If passed, the amendments will remove the requirement for cancer warnings to be added to alcohol products and will ensure distillery and brewery visitor centres are exempt from the strict advertising restrictions that are set to be introduced.

“I’m strongly in favour of these amendments as they’ll help protect rural jobs, the reputation of Ireland’s food and drinks industry and the economy as a whole,” said Pat Rigney the Founder  and Managing Director of The Shed Distillery in County Leitrim which produces the world-renowned Drumshanbo Gunpowder Irish Gin.

His distillery is based in Drumshanbo, County Leitrim, where it continues to create valuable local employment and drive tourist footfall in a rural part of the country.

“Since setting up in 2014, we’ve invested over €4 million in the local area,” he said, “We’re also currently investing €2 million in our new visitor centre which will drive local tourism and create jobs when it re-opens.

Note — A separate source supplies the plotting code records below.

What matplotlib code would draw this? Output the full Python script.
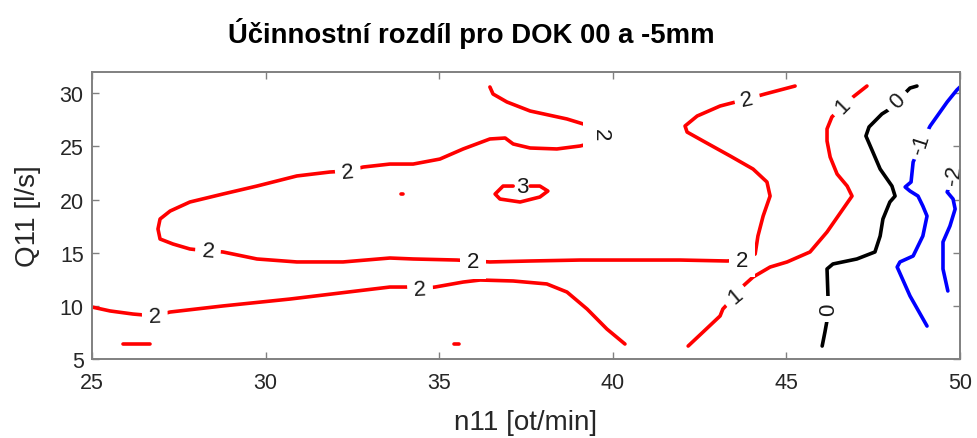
import matplotlib
matplotlib.use("Agg")
import matplotlib.pyplot as plt

plt.rcParams["font.family"] = ["Liberation Sans", "DejaVu Sans"]

# ---- contour level 2: long curve (upper tongue, closed-ish loop, right bend)
lvl2_main_n11 = [36.46, 36.55, 36.95, 37.62, 38.68, 39.43, 39.63, 39.40, 39.06, 38.39,
                 37.62, 37.13, 36.90, 36.46, 35.69, 35.02, 34.25, 33.58, 32.81, 32.37,
                 31.85, 30.90, 29.75, 28.77, 27.82, 27.25, 26.96, 26.90, 26.96, 27.33,
                 27.82, 28.34, 28.77, 29.75, 30.90, 32.23, 33.58, 34.25, 35.51, 35.97,
                 36.46, 37.62, 39.06, 41.94, 43.29, 43.72, 44.10, 44.18, 44.33, 44.53,
                 44.44, 44.04, 43.38, 42.60, 42.14, 42.08, 42.43, 43.09, 43.87, 44.38,
                 45.25]
lvl2_main_q11 = [30.59, 29.93, 29.18, 28.33, 27.58, 26.83, 26.17, 25.32, 25.04, 24.76,
                 24.85, 25.23, 25.79, 25.70, 24.76, 23.81, 23.34, 23.34, 23.06, 22.69,
                 22.59, 22.22, 21.27, 20.52, 19.77, 18.92, 18.17, 17.23, 16.29, 15.82,
                 15.35, 15.16, 15.07, 14.41, 14.13, 14.13, 14.50, 14.41, 14.31, 14.22,
                 14.13, 14.22, 14.31, 14.31, 14.22, 14.31, 14.88, 16.57, 18.45, 20.33,
                 21.65, 22.87, 24.10, 25.51, 26.35, 26.92, 27.86, 28.80, 29.46, 29.93,
                 30.68]

# ---- contour level 2: lower curve
lvl2_low_n11 = [25.00, 25.52, 26.18, 26.81, 27.25, 28.77, 30.70, 32.63, 33.58, 34.07,
                34.45, 34.88, 35.69, 36.18, 37.13, 38.10, 38.68, 39.26, 39.83, 40.35]
lvl2_low_q11 = [9.89, 9.52, 9.23, 9.05, 9.42, 9.99, 10.64, 11.40, 11.77, 11.77,
                11.59, 11.77, 12.24, 12.43, 12.34, 12.06, 11.30, 9.70, 7.82, 6.41]

# ---- contour level 2: small fragments
lvl2_frag1_n11 = [25.89, 26.67]
lvl2_frag1_q11 = [6.41, 6.41]
lvl2_frag2_n11 = [35.42, 35.58]
lvl2_frag2_q11 = [6.41, 6.41]
lvl2_frag3_n11 = [33.89, 33.97]
lvl2_frag3_q11 = [20.52, 20.52]

# ---- contour level 3: small island (open where its label sits)
lvl3_n11 = [37.62, 37.90, 38.13, 37.90, 37.33, 36.75, 36.61, 36.84, 37.13]
lvl3_q11 = [21.27, 21.27, 20.80, 20.24, 19.77, 20.05, 20.52, 21.27, 21.27]

# ---- contour level 1
lvl1_n11 = [42.17, 42.60, 43.09, 43.17, 43.52, 43.72, 44.04, 44.53, 45.02, 45.68,
            46.17, 46.63, 46.89, 46.75, 46.46, 46.26, 46.17, 46.17, 46.31, 46.63,
            46.92, 47.32]
lvl1_q11 = [6.22, 7.54, 9.05, 9.70, 10.93, 11.77, 12.71, 13.65, 14.13, 15.07,
            16.95, 19.11, 20.33, 21.27, 22.40, 24.00, 25.51, 26.64, 27.77, 28.80,
            29.65, 30.68]

# ---- contour level 0
lvl0_n11 = [46.03, 46.11, 46.23, 46.20, 46.17, 46.34, 47.03, 47.55, 47.70, 47.78,
            47.98, 48.13, 48.04, 47.70, 47.49, 47.29, 47.38, 47.75, 47.98, 48.19,
            48.56, 48.76]
lvl0_q11 = [6.22, 7.54, 9.70, 10.64, 13.47, 13.94, 14.41, 15.07, 16.57, 18.17,
            19.77, 20.33, 21.27, 22.87, 24.47, 25.98, 26.83, 28.05, 28.52, 29.27,
            30.49, 30.68]

# ---- contour level -1
lvlm1_n11 = [49.05, 48.56, 48.19, 48.27, 48.65, 48.93, 49.05, 48.93, 48.79, 48.56,
             48.42, 48.59, 48.65, 48.88, 49.14, 49.63, 49.91, 50.00]
lvlm1_q11 = [8.10, 10.93, 13.65, 14.13, 14.69, 16.57, 18.45, 19.39, 20.33, 20.80,
             21.18, 21.65, 23.53, 25.23, 26.92, 29.18, 30.31, 30.59]

# ---- contour level -2
lvlm2_n11 = [49.65, 49.51, 49.51, 49.71, 49.86, 49.80, 49.63, 49.83, 49.97]
lvlm2_q11 = [11.40, 13.47, 16.01, 17.51, 19.11, 20.05, 20.71, 22.40, 23.53]

# ---- inline contour labels
label_text = ["2", "2", "2", "2", "2", "2", "3", "2", "2", "1", "1", "0", "0", "-1", "-2"]
label_n11 = [32.37, 28.34, 26.81, 34.45, 35.97, 39.63, 37.38, 43.72, 43.87,
             43.52, 46.63, 46.23, 48.19, 48.88, 49.83]
label_q11 = [22.59, 15.16, 9.05, 11.59, 14.13, 26.17, 21.25, 14.31, 29.46,
             10.93, 28.80, 9.70, 29.27, 25.23, 22.40]

RED, BLACK, BLUE = "#ff0000", "#000000", "#0000ff"
curves = [
    (lvl2_main_n11, lvl2_main_q11, RED),
    (lvl2_low_n11, lvl2_low_q11, RED),
    (lvl2_frag1_n11, lvl2_frag1_q11, RED),
    (lvl2_frag2_n11, lvl2_frag2_q11, RED),
    (lvl2_frag3_n11, lvl2_frag3_q11, RED),
    (lvl3_n11, lvl3_q11, RED),
    (lvl1_n11, lvl1_q11, RED),
    (lvl0_n11, lvl0_q11, BLACK),
    (lvlm1_n11, lvlm1_q11, BLUE),
    (lvlm2_n11, lvlm2_q11, BLUE),
]
label_rotation = [5, -4, 2, 3, 0, -90, 0, 0, 12, 40, 45, 90, 45, 72, 82]
label_boxed = [True] * 6 + [False] + [True] * 8

fig = plt.figure(figsize=(9.78, 4.39), dpi=100)
ax = fig.add_axes([0.09407, 0.17995, 0.88753, 0.65376])

for n, q, c in curves:
    ax.plot(n, q, color=c, lw=2.6, solid_capstyle="round", solid_joinstyle="round", zorder=2)

for s, n, q, r, boxed in zip(label_text, label_n11, label_q11, label_rotation, label_boxed):
    box = dict(boxstyle="square,pad=0.3", fc="white", ec="none") if boxed else None
    ax.text(n, q, s, rotation=r, rotation_mode="anchor", ha="center", va="center",
            fontsize=16, color="#1a1a1a", zorder=2.2, bbox=box)

ax.set_xlim(25, 50)
ax.set_ylim(5, 32)
ax.set_xticks([25, 30, 35, 40, 45, 50])
ax.set_yticks([5, 10, 15, 20, 25, 30])

AX_GRAY = "#808080"
TXT_GRAY = "#262626"
for sp in ax.spines.values():
    sp.set_color(AX_GRAY)
    sp.set_linewidth(1.4)
ax.tick_params(direction="in", length=5, width=1, color=AX_GRAY, labelcolor=TXT_GRAY,
               labelsize=15.5, top=True, right=True)
ax.tick_params(axis="x", pad=9)
ax.tick_params(axis="y", pad=6)

ax.set_xlabel("n11 [ot/min]", fontsize=20, color=TXT_GRAY)
ax.xaxis.label.set_va("baseline")
ax.xaxis.set_label_coords(0.5, -0.2439)
ax.set_ylabel("Q11 [l/s]", fontsize=20, color=TXT_GRAY)
ax.yaxis.label.set_va("center")
ax.yaxis.set_label_coords(-0.074, 0.5)

fig.text(471.5 / 978, 1 - 43 / 439, "Účinnostní rozdíl pro DOK 00 a -5mm",
         ha="center", va="baseline", fontsize=19.8, fontweight="bold", color="#000000")

fig.savefig("out.png", dpi=100)
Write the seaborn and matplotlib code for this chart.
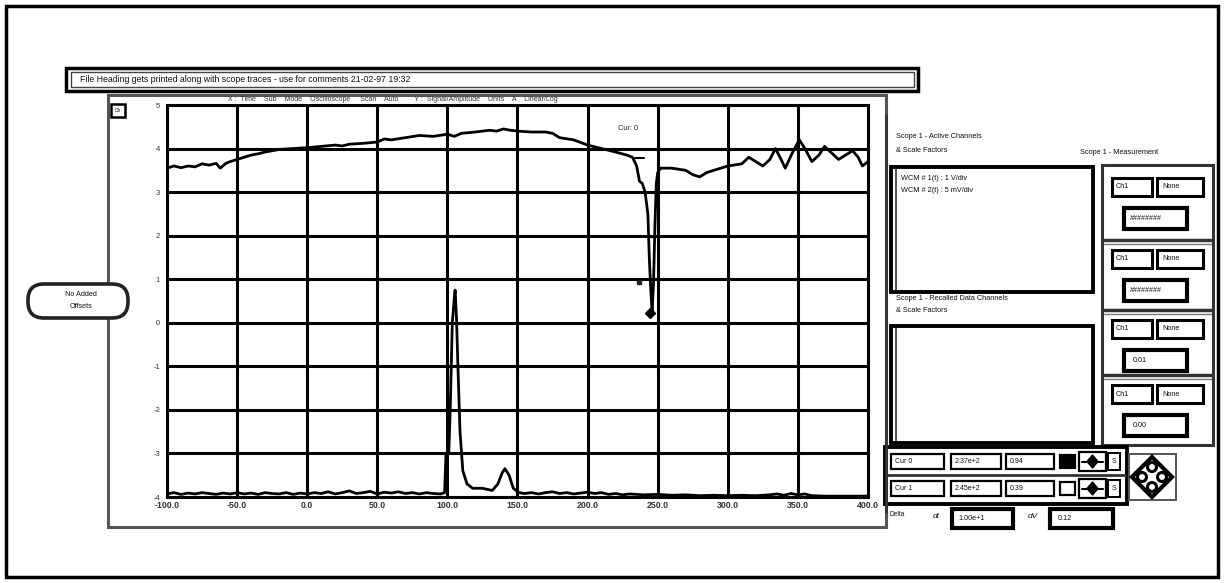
import matplotlib
matplotlib.use("Agg")
import matplotlib.pyplot as plt
from matplotlib.patches import Rectangle, FancyBboxPatch, Polygon, Circle
import seaborn as sns

# ---- data -------------------------------------------------------------
# channel 1 (WCM #1) : 1 V/div
ch1_t = [-100, -95, -90, -85, -80, -75, -70, -65, -62, -58, -55, -50, -45, -40,
         -35, -30, -25, -20, -10, 0, 10, 20, 25, 30, 40, 50, 55, 60, 70, 80, 90,
         100, 105, 110, 120, 130, 135, 140, 145, 150, 160, 170, 175, 180, 190,
         200, 210, 220, 228, 232, 235, 237, 239, 241, 243, 244, 245, 246, 247,
         248, 249, 250, 252, 260, 270, 275, 280, 285, 290, 295, 300, 310, 315,
         320, 325, 330, 334, 338, 341, 346, 351, 355, 360, 365, 369, 374, 379,
         384, 389, 393, 396, 400]
ch1_v = [3.55, 3.6, 3.56, 3.6, 3.58, 3.65, 3.62, 3.66, 3.55, 3.66, 3.7, 3.75,
         3.8, 3.85, 3.88, 3.92, 3.95, 3.98, 4.0, 4.02, 4.05, 4.08, 4.06, 4.1,
         4.12, 4.15, 4.22, 4.2, 4.25, 4.3, 4.28, 4.33, 4.28, 4.35, 4.38, 4.42,
         4.4, 4.45, 4.42, 4.4, 4.38, 4.38, 4.35, 4.25, 4.2, 4.08, 4.0, 3.92,
         3.85, 3.8, 3.6, 3.25, 3.2, 3.0, 2.5, 1.5, 0.8, 0.25, 0.9, 2.2, 3.2,
         3.45, 3.55, 3.55, 3.5, 3.4, 3.35, 3.45, 3.5, 3.55, 3.6, 3.65, 3.8,
         3.7, 3.6, 3.75, 4.0, 3.75, 3.55, 3.9, 4.2, 4.0, 3.7, 3.85, 4.05, 3.9,
         3.75, 3.85, 3.95, 3.8, 3.6, 3.7]

# channel 2 (WCM #2) : 5 mV/div
ch2_t = [-100, -95, -90, -85, -80, -75, -70, -65, -60, -55, -50, -45, -40, -35,
         -30, -25, -20, -15, -10, -5, 0, 5, 10, 15, 20, 25, 30, 35, 40, 45, 50,
         55, 60, 65, 70, 75, 80, 85, 90, 95, 98, 99, 101, 102, 103.5, 105,
         105.5, 106.5, 107.5, 109, 111, 114, 118, 125, 132, 136, 139, 141, 144,
         147, 151, 155, 160, 165, 170, 175, 180, 185, 190, 195, 200, 205, 210,
         215, 220, 225, 230, 240, 250, 260, 270, 280, 290, 300, 310, 320, 330,
         335, 340, 345, 350, 355, 360, 370, 380, 390, 400]
ch2_v = [-3.93, -3.9, -3.94, -3.91, -3.93, -3.9, -3.92, -3.94, -3.91, -3.93,
         -3.9, -3.93, -3.91, -3.94, -3.9, -3.92, -3.93, -3.9, -3.94, -3.91,
         -3.93, -3.9, -3.92, -3.88, -3.93, -3.9, -3.86, -3.92, -3.9, -3.87,
         -3.93, -3.89, -3.91, -3.88, -3.92, -3.9, -3.93, -3.9, -3.92, -3.93,
         -3.9, -3.0, -3.0, -2.0, 0.0, 0.6, 0.75, 0.1, -1.0, -2.5, -3.4, -3.7,
         -3.8, -3.8, -3.85, -3.7, -3.45, -3.35, -3.5, -3.8, -3.9, -3.92, -3.9,
         -3.93, -3.9, -3.88, -3.92, -3.9, -3.93, -3.91, -3.89, -3.92, -3.9,
         -3.94, -3.92, -3.95, -3.93, -3.95, -3.94, -3.96, -3.95, -3.97, -3.96,
         -3.97, -3.96, -3.97, -3.95, -3.93, -3.96, -3.92, -3.95, -3.93, -3.97,
         -3.98, -3.98, -3.98, -3.98]

# cursor markers
cursor_t = [237.0, 244.5]
cursor_v = [0.94, 0.23]

x_ticks = [-100, -50, 0, 50, 100, 150, 200, 250, 300, 350, 400]
x_labels = ["-100.0", "-50.0", "0.0", "50.0", "100.0", "150.0", "200.0",
            "250.0", "300.0", "350.0", "400.0"]
y_ticks = [-4, -3, -2, -1, 0, 1, 2, 3, 4, 5]

channel_lines = ["WCM # 1(t) : 1 V/div", "WCM # 2(t) : 5 mV/div"]
meas_values = ["########", "########", "0.01", "0.00"]
cursor_rows = [("Cur 0", "2.37e+2", "0.94"), ("Cur 1", "2.45e+2", "0.39")]
delta_t, delta_v = "1.00e+1", "0.12"

# ---- figure -------------------------------------------------------------
sns.set_style("white")
plt.rcParams["font.family"] = ["Liberation Sans", "DejaVu Sans"]

W, H = 1224, 583
fig = plt.figure(figsize=(W / 100, H / 100), dpi=100)
fig.patch.set_facecolor("white")

# pixel-space overlay for the panel furniture
ov = fig.add_axes([0, 0, 1, 1], zorder=0)
ov.set_xlim(0, W)
ov.set_ylim(H, 0)
ov.axis("off")


def box(x0, y0, x1, y1, lw=1.5, ec="black", fc="none", z=1):
    ov.add_patch(Rectangle((x0, y0), x1 - x0, y1 - y0, lw=lw, ec=ec, fc=fc,
                           zorder=z))


def txt(x, y, s, size=5.5, **kw):
    ov.text(x, y, s, fontsize=size, va="center", ha=kw.pop("ha", "left"),
            color=kw.pop("color", "#111111"), **kw)


# outer frame
box(6, 6, 1218, 577, lw=2.5)

# title bar
box(66, 68, 918, 91, lw=2.5)
box(71, 72, 914, 87, lw=1.0, ec="#444444")
txt(80, 79.5, "File Heading gets printed along with scope traces - use for "
    "comments 21-02-97 19:32", size=6.3)

# scope window frame
box(108, 95, 886, 527, lw=2.2, ec="#555555")
txt(228, 99.5, "X :  Time    Sub    Mode    Oscilloscope     Scan    Auto"
    "        Y :  Signal/Amplitude    Units    A    Linear/Log", size=5.0,
    color="#333333")
box(111, 104, 125, 117, lw=1.8)
txt(118, 110.5, "Ch", size=3.5, ha="center")

# "No Added Offsets" button
ov.add_patch(FancyBboxPatch((28, 284), 100, 34,
                            boxstyle="round,pad=0,rounding_size=16",
                            lw=2.6, ec="#222222", fc="white", zorder=3))
txt(81, 295, "No Added", size=5.2, ha="center", zorder=4)
txt(81, 306, "Offsets", size=5.2, ha="center", zorder=4)

# right-hand separator
ov.plot([886, 886], [115, 512], color="#333333", lw=2.0)

# active channels panel
txt(896, 137, "Scope 1 - Active Channels", size=5.3)
txt(896, 150, "& Scale Factors", size=5.3)
box(891, 167, 1093, 292, lw=2.8)
ov.plot([896, 896], [169, 290], color="#333333", lw=1.2)
for i, s in enumerate(channel_lines):
    txt(901, 178 + 12 * i, s, size=5.3)

txt(896, 299, "Scope 1 - Recalled Data Channels", size=5.3)
txt(896, 311, "& Scale Factors", size=5.3)
box(891, 326, 1093, 443, lw=2.8)
ov.plot([896, 896], [328, 441], color="#333333", lw=1.2)

# measurement panel
txt(1080, 152, "Scope 1 - Measurement", size=5.3)
box(1102, 165, 1213, 445, lw=2.2, ec="#333333")
group_tops = [178, 250, 320, 385]
for g, (top, val) in enumerate(zip(group_tops, meas_values)):
    if g > 0:
        ov.plot([1104, 1211], [top - 10, top - 10], color="#333333", lw=2.5)
        ov.plot([1104, 1211], [top - 6, top - 6], color="#777777", lw=1.0)
    box(1112, top, 1152, top + 18, lw=2.2)
    txt(1116, top + 9, "Ch1", size=5.2)
    box(1157, top, 1203, top + 18, lw=2.2)
    txt(1162, top + 9, "None", size=5.2)
    box(1124, top + 30, 1187, top + 51, lw=3.0)
    txt(1130 if val.startswith("#") else 1133, top + 40.5, val, size=5.2)

# cursor table
box(885, 447, 1127, 504, lw=2.8)
for r, (name, tv, vv) in enumerate(cursor_rows):
    y0 = 454 + 27 * r
    box(891, y0, 944, y0 + 15, lw=1.6)
    txt(895, y0 + 7.5, name, size=5.0)
    box(951, y0, 1001, y0 + 15, lw=1.6)
    txt(955, y0 + 7.5, tv, size=5.0)
    box(1006, y0, 1054, y0 + 15, lw=1.6)
    txt(1010, y0 + 7.5, vv, size=5.0)
    box(1060, y0 + 1, 1075, y0 + 14, lw=1.6, fc="black" if r == 0 else "white")
    box(1079, y0 - 2, 1106, y0 + 17, lw=1.6)
    ov.plot([1082, 1103], [y0 + 7.5, y0 + 7.5], color="black", lw=1.5)
    ov.add_patch(Polygon([[1092.5, y0 + 1], [1098, y0 + 7.5], [1092.5, y0 + 14],
                          [1087, y0 + 7.5]], closed=True, fc="black", ec="black"))
    box(1108, y0 - 1, 1120, y0 + 16, lw=1.4)
    txt(1114, y0 + 7.5, "S", size=5.0, ha="center")
ov.plot([887, 1125], [475, 475], color="#333333", lw=2.0)

# navigation pad
box(1129, 454, 1176, 500, lw=1.4, ec="#555555")
ov.add_patch(Polygon([[1152, 457], [1172, 477], [1152, 497], [1132, 477]],
                     closed=True, fc="none", ec="black", lw=3.0))
for cx, cy in [(1152, 467), (1142, 477), (1162, 477), (1152, 487)]:
    ov.add_patch(Circle((cx, cy), 4.5, fc="white", ec="black", lw=2.2))

# delta readouts
txt(889, 514, "Delta", size=4.8)
txt(933, 516, "dt", size=6.0, style="italic")
box(952, 509, 1013, 528, lw=3.0)
txt(958, 518.5, delta_t, size=5.2)
txt(1028, 516, "dV", size=6.0, style="italic")
box(1050, 509, 1113, 528, lw=3.0)
txt(1058, 518.5, delta_v, size=5.2)

# ---- traces -------------------------------------------------------------
x0, x1, y0p, y1p = 167, 868, 105, 497
ax = fig.add_axes([x0 / W, 1 - y1p / H, (x1 - x0) / W, (y1p - y0p) / H],
                  zorder=2)
ax.set_facecolor("white")

sns.lineplot(x=ch1_t, y=ch1_v, ax=ax, color="black", lw=2.0, sort=False,
             estimator=None)
sns.lineplot(x=ch2_t, y=ch2_v, ax=ax, color="black", lw=2.0, sort=False,
             estimator=None)

# cursor marks
ax.plot([cursor_t[1]], [cursor_v[1]], marker="D", ms=5, color="black")
ax.plot([cursor_t[0]], [cursor_v[0]], marker="s", ms=3.5, color="#222222")
ax.plot([cursor_t[0] - 3, cursor_t[0] + 3], [3.78, 3.78], color="black", lw=1.5)
ax.text(222, 4.45, "Cur: 0", fontsize=5.3, color="#222222", va="center")

ax.set_xlim(-100, 400)
ax.set_ylim(-4, 5)
ax.set_xticks(x_ticks)
ax.set_xticklabels(x_labels, fontsize=6.3, fontweight="bold", color="#333333")
ax.set_yticks(y_ticks)
ax.set_yticklabels([str(v) for v in y_ticks], fontsize=5.5, color="#333333")
ax.set_yticks([v / 5 for v in range(-20, 25)], minor=True)
ax.tick_params(axis="y", which="minor", length=3, width=1.6, color="#222222",
               direction="out")
ax.tick_params(axis="y", which="major", length=4, width=1.6, pad=1)
ax.tick_params(axis="x", which="major", length=0, pad=3)
ax.grid(True, which="major", color="black", lw=2.2)
for s in ax.spines.values():
    s.set_color("black")
    s.set_linewidth(2.2)
ax.set_xlabel("")
ax.set_ylabel("")

fig.savefig("out.png", dpi=100, facecolor="white")
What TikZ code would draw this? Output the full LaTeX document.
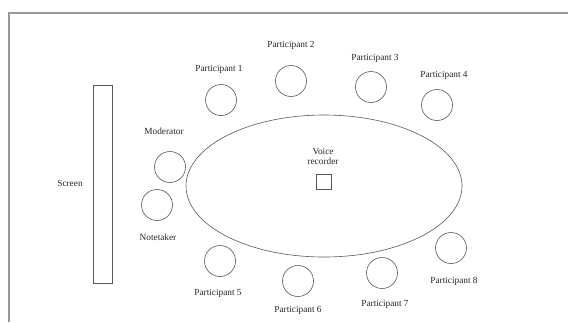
\documentclass[tikz,border=0pt]{standalone}
\usepackage{fontspec}
\setmainfont{Liberation Serif}
\usetikzlibrary{shapes.geometric}
\tikzset{
  seat/.style={draw=black!65, line width=0.6pt, circle, minimum size=31pt, inner sep=0pt},
  lbl/.style={font=\fontsize{9.3}{10}\selectfont, text=black!85, inner sep=0pt, align=center},
  frameline/.style={draw=black!40, line width=1.4pt},
  outl/.style={draw=black!65, line width=0.6pt}
}
\begin{document}
\begin{tikzpicture}[x=1pt,y=-1pt]
\useasboundingbox (0,0) rectangle (569,322);
\fill[white] (0,0) rectangle (569,322);
% frame
\coordinate (f1) at (9,322);
\coordinate (f2) at (9,13);
\coordinate (f3) at (568,13);
\draw[frameline] (f1) -- (f2) -- (f3);
% screen
\node[outl, rectangle, minimum width=19pt, minimum height=198pt, inner sep=0pt] (screen) at (102.5,184) {};
\node[lbl] (screenl) at (70,183) {Screen};
% table
\node[outl, ellipse, minimum width=276pt, minimum height=142pt, inner sep=0pt] (table) at (324,186) {};
\node[lbl] (voicel) at (323,156) {Voice\\recorder};
\node[outl, rectangle, minimum size=15pt, inner sep=0pt] (rec) at (324,182) {};
% seats
\node[seat] (p1) at (221,100) {};
\node[lbl] (p1l) at (219,69) {Participant 1};
\node[seat] (p2) at (291,81) {};
\node[lbl] (p2l) at (291,45) {Participant 2};
\node[seat] (p3) at (371,87) {};
\node[lbl] (p3l) at (375,58) {Participant 3};
\node[seat] (p4) at (437,105) {};
\node[lbl] (p4l) at (444,75) {Participant 4};
\node[seat] (mod) at (170,167) {};
\node[lbl] (modl) at (164,131) {Moderator};
\node[seat] (note) at (157,205) {};
\node[lbl] (notel) at (158,237) {Notetaker};
\node[seat] (p5) at (220,261) {};
\node[lbl] (p5l) at (218,293) {Participant 5};
\node[seat] (p6) at (298,281) {};
\node[lbl] (p6l) at (298,310) {Participant 6};
\node[seat] (p7) at (382,273) {};
\node[lbl] (p7l) at (385,304) {Participant 7};
\node[seat] (p8) at (451,248) {};
\node[lbl] (p8l) at (454,281) {Participant 8};
\end{tikzpicture}
\end{document}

This continued investment and growth should not be put at risk. It’s vital that these amendments are passed in full to protect our rural and national food and drinks economy.”

The Chief Executive of the Carlow Brewing Company Seamus O’Hara, echoed these comments.

“Ireland is experiencing a craft beer revolution at the moment and consumers are becoming more adventurous in their choices, with a range of new products on the market,” he stated, “The craft beer industry is creating an environment where customers are more interested in moderate consumption and quality is finally becoming far more important than quantity.

“22% of beer produced by Irish microbreweries in 2016 was exported to international markets. The continued growth of the sector is reliant on exports. Creating labels for individual markets would be unsustainable for breweries of our size. The health and wellbeing of our customers is paramount and we strongly feel it is the combined responsibility of breweries, publicans, off-licences, retailers and government to promote the positive message of moderation and balance.”

John Quinn, Global Brand Ambassador of Offaly’s Tullamore Dew, added, “We’re growing our business around the world and our distillery and visitor centre are very important elements of that drive. The new bill would not allow us to direct tourists to our visitor centre. The amendments would ensure that the tourists to Offaly will be directed to the home of the whiskey they enjoy in their home country. This tourist attraction is a very important contributor to the economy of the town and county of Offaly.”

His colleague Michael Scully, the Founder and Chief Executive of Clonakilty Distillery in County Cork, agreed, stating, “These amendments are vital as we need the freedom to be able to innovate and introduce new products to the home market without the threat of reputationally-damaging cancer warning labels being added to our products. Earlier this year, we launched our new Minke Gin to the market, which would have been hugely challenging if the Alcohol Bill was in place as it stands.

“We expect to be launching our new visitor experience later this year which, over time, will bring much-needed extra business and revenue to the town of Clonakilty. If we’re not able to advertise this without restrictions, our hands would be tied behind our backs before we even started, which is again why these amendments are important.”